In the August following Dean Stanley’s death, I made, with my friend Harrison and some of my family, a tour in Germany. We were delighted with the Bavarian Highlands and the Bader See.
We visited Oberammergau, and heard much about the Passion Play, and were conducted to the place of performance, by persons who had taken part in it. They gave us interesting information. The priest of the place is no bigot. He insisted that a Protestant, who had died in the village, should be interred in consecrated ground, for which, we are told, he received a rebuke from Rome. The drive we had from Partenkirchen to Mittenwald called forth exclamations of great delight.
In the following winter I mixed with members of various denominations, some widely separated from others. This led me to think a good deal about consistency. I noted down at the time considerations of this kind. Everybody admits the palpable truism, “Truth is true, and falsehood is false,” and some deduce from that the corollary: “Then stick to the true, and eschew the false altogether. Countenance what you believe, by consorting exclusively with such as believe as you do.”

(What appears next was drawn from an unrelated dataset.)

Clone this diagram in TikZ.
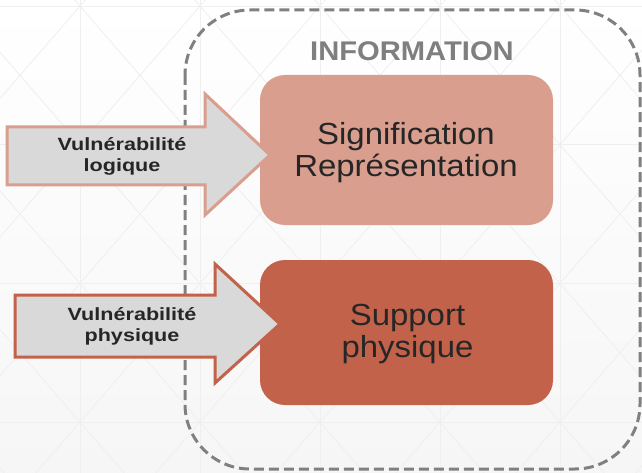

But, it must be remembered, systems are complex, and cannot be fairly dealt with in the fashion recommended by some. In many cases, what is condemned as a whole, contains seeds of another sort. There are estimable people who are not accustomed to analyse what they condemn, and cannot see what of truth may be found in the midst of error. To look alone at one side of a system, which, after all, has much of truth, may involve us in error. Thinking of Divine sovereignty, if not connected with human responsibility, may land us in Antinomianism; to dwell upon responsibility by itself, may make us Pelagians.
In the summer of 1882, I went down to Rodborough, in Gloucestershire, to visit my friend, Sir S. Marling, just made baronet, and to preach, I think, for the seventh time, on behalf of the Sunday Schools. The Countess of Huntingdon, George Whitefield, and Rowland Hill had all been in some way connected with the chapel.